**DIRECTIVE**
Exactly the lines from the one containing "Write a Python" through the one containing "200, 230, 3000]" are to be returned, please, without any pictures.

**Plotting code records**
╭──

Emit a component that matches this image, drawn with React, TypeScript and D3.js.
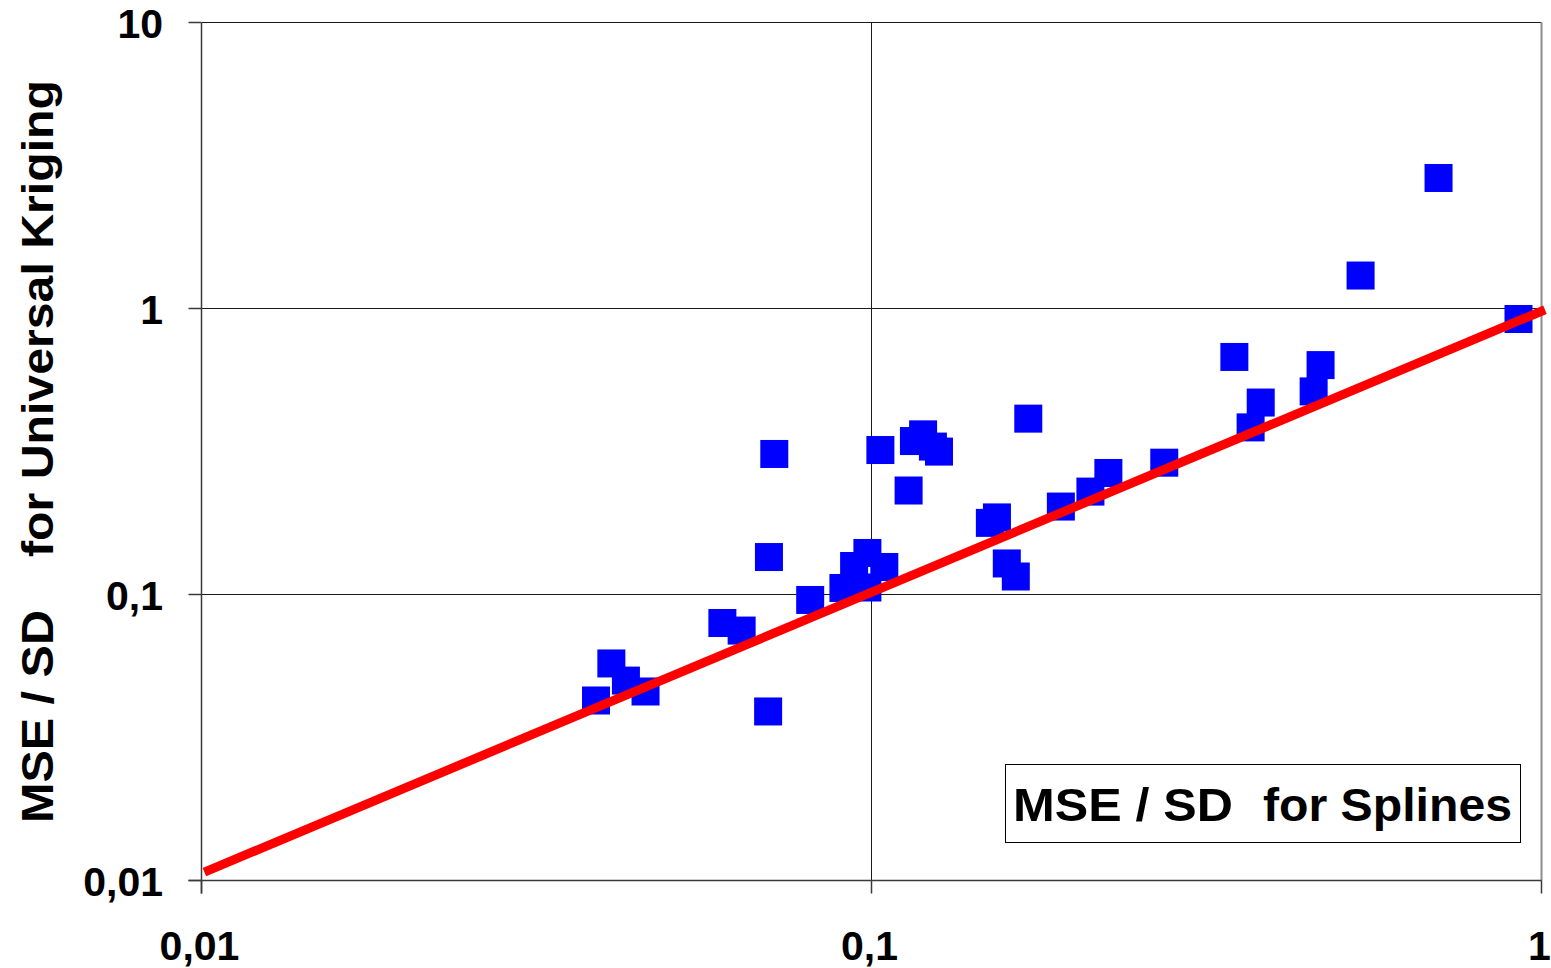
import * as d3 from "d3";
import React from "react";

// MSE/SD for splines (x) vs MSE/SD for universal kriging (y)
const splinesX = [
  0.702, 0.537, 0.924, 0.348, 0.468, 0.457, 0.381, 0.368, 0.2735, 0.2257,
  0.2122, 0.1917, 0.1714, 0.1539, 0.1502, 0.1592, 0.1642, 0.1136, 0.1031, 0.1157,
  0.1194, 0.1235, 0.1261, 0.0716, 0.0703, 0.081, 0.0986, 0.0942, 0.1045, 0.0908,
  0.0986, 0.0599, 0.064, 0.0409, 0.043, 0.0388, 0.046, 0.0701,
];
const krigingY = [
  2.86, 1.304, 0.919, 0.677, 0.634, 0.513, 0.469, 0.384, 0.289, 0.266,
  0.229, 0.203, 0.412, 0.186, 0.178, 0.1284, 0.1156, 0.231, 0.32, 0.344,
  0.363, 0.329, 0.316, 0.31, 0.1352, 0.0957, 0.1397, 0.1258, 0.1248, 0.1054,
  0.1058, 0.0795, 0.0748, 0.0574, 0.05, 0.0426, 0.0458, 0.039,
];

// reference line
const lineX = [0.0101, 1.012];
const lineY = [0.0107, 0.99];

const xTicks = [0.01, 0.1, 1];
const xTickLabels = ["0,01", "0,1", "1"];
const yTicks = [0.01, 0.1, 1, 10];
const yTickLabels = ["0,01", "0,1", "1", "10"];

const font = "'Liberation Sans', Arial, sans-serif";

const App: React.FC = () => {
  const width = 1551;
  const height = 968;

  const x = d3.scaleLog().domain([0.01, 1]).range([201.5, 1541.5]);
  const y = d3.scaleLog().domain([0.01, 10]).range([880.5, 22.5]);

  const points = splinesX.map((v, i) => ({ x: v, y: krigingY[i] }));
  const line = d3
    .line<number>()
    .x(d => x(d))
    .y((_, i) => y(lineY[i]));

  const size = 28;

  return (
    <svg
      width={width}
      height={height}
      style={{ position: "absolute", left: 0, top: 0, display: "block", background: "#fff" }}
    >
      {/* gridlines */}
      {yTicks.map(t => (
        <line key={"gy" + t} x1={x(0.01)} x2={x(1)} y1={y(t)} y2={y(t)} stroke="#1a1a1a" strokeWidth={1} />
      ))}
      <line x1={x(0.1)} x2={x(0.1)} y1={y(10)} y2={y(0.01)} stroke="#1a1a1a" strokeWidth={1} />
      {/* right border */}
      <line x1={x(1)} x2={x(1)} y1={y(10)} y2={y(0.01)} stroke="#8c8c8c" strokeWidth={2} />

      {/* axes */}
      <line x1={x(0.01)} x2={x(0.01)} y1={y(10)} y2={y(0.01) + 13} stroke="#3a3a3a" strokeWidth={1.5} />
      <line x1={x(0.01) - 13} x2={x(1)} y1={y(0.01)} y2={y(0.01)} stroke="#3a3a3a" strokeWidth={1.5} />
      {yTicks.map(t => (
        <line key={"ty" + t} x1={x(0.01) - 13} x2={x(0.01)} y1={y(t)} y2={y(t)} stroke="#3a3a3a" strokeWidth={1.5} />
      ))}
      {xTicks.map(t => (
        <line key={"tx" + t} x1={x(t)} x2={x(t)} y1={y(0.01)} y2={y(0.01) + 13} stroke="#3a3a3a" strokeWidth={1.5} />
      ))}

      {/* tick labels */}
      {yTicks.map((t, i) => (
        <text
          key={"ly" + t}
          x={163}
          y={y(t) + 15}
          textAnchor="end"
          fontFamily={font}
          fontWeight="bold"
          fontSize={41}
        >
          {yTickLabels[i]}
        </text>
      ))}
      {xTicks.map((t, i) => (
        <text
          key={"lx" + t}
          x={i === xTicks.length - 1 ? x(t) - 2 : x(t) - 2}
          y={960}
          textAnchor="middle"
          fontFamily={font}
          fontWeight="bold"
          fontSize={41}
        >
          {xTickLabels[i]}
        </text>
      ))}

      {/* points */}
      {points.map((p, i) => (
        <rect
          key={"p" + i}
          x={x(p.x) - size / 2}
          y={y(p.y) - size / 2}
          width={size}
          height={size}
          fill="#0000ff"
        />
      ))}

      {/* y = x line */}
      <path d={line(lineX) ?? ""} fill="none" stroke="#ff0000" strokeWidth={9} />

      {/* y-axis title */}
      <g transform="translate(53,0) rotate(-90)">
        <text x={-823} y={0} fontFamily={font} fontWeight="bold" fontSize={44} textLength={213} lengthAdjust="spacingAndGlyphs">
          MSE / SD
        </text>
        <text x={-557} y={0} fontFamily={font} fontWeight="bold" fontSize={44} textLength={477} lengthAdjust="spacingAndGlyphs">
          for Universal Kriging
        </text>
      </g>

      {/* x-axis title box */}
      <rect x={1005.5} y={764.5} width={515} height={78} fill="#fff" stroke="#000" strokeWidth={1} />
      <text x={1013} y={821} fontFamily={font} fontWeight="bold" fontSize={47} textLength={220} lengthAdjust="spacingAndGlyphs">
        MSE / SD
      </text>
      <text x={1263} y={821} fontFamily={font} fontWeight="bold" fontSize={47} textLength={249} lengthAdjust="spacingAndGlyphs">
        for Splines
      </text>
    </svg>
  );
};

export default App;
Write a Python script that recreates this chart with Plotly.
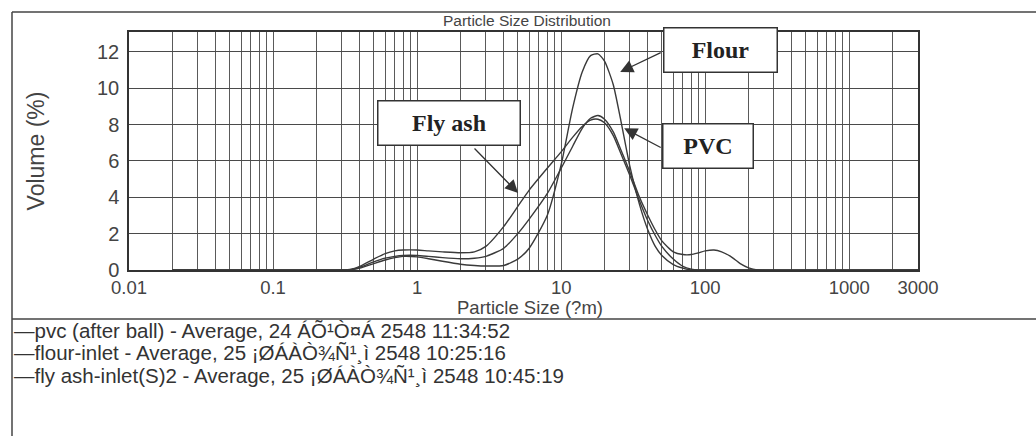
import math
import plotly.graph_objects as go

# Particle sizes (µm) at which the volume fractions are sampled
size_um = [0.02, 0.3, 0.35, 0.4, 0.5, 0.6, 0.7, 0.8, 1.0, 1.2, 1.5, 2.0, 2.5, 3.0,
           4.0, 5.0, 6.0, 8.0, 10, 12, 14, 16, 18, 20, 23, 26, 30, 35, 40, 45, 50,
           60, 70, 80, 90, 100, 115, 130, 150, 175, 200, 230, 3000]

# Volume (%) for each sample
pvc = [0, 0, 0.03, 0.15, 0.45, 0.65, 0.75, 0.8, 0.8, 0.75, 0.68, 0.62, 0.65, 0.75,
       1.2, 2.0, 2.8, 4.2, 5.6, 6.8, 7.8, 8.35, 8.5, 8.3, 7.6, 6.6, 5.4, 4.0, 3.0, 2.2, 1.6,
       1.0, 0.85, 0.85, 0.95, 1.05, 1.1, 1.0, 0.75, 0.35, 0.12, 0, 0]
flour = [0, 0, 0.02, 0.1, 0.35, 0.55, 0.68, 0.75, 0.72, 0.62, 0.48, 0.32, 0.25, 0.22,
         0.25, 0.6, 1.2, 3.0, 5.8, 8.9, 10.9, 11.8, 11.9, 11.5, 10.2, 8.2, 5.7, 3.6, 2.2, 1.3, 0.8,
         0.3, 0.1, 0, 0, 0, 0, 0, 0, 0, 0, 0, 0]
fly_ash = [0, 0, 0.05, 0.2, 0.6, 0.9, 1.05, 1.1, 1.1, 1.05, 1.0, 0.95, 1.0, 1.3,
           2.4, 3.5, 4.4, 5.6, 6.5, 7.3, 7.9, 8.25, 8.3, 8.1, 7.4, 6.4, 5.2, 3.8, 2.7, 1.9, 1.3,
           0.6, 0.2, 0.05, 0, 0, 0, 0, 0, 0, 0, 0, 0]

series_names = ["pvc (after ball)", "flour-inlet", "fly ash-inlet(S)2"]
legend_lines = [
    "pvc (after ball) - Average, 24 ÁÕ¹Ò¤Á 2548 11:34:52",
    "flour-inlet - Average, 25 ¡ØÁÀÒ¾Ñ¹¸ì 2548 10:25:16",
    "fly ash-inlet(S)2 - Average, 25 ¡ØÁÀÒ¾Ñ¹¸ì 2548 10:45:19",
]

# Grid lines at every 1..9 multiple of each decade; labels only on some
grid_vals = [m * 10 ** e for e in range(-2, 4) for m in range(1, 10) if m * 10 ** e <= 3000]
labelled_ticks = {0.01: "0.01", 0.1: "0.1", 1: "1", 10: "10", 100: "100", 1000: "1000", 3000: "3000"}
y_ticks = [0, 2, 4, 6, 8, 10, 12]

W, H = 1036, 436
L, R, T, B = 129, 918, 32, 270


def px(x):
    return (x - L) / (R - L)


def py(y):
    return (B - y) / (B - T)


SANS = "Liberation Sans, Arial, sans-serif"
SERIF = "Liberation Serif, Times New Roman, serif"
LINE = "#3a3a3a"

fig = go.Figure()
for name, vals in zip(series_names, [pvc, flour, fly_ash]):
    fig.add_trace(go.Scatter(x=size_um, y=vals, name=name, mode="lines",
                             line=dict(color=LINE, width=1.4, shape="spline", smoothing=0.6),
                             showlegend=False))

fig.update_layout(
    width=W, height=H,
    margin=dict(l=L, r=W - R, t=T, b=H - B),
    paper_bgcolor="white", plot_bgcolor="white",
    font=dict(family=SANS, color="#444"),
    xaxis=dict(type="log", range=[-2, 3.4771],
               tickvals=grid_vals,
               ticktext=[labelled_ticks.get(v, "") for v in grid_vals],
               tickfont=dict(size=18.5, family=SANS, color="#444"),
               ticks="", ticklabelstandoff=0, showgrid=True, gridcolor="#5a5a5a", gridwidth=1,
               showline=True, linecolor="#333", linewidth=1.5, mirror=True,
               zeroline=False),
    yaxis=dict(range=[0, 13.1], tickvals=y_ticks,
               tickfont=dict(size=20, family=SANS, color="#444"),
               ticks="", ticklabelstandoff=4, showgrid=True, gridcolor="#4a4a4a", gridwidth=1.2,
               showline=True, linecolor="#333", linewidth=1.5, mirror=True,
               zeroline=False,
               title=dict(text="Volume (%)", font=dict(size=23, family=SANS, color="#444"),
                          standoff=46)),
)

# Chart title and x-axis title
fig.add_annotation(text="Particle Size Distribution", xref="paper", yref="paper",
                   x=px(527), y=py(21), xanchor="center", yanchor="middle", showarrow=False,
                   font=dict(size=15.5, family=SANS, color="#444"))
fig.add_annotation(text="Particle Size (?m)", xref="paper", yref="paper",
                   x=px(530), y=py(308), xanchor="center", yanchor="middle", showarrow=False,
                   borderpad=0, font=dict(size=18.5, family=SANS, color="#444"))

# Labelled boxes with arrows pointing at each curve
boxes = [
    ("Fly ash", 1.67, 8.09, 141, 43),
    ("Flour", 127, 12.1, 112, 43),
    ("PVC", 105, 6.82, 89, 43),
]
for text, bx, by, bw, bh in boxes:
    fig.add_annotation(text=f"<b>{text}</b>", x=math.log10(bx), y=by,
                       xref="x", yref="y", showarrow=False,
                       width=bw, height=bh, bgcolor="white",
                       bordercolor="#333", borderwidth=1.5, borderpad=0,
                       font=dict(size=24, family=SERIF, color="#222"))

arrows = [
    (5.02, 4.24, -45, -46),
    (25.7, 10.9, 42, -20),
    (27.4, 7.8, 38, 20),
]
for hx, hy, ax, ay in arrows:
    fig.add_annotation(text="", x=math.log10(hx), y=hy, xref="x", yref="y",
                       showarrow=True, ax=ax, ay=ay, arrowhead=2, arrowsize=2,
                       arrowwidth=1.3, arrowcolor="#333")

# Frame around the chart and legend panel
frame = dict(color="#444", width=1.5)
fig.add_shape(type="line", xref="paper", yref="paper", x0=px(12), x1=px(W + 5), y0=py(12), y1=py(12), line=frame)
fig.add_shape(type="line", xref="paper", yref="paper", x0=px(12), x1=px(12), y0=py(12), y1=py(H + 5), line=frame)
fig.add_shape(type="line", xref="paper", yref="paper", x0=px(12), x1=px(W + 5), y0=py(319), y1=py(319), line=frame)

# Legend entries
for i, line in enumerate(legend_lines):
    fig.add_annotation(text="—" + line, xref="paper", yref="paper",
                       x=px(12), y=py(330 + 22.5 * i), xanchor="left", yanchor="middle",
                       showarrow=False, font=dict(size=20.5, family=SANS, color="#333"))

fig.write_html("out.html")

╰──

**THE REPLY**
Write a Python script that recreates this chart with Plotly.
import math
import plotly.graph_objects as go

# Particle sizes (µm) at which the volume fractions are sampled
size_um = [0.02, 0.3, 0.35, 0.4, 0.5, 0.6, 0.7, 0.8, 1.0, 1.2, 1.5, 2.0, 2.5, 3.0,
           4.0, 5.0, 6.0, 8.0, 10, 12, 14, 16, 18, 20, 23, 26, 30, 35, 40, 45, 50,
           60, 70, 80, 90, 100, 115, 130, 150, 175, 200, 230, 3000]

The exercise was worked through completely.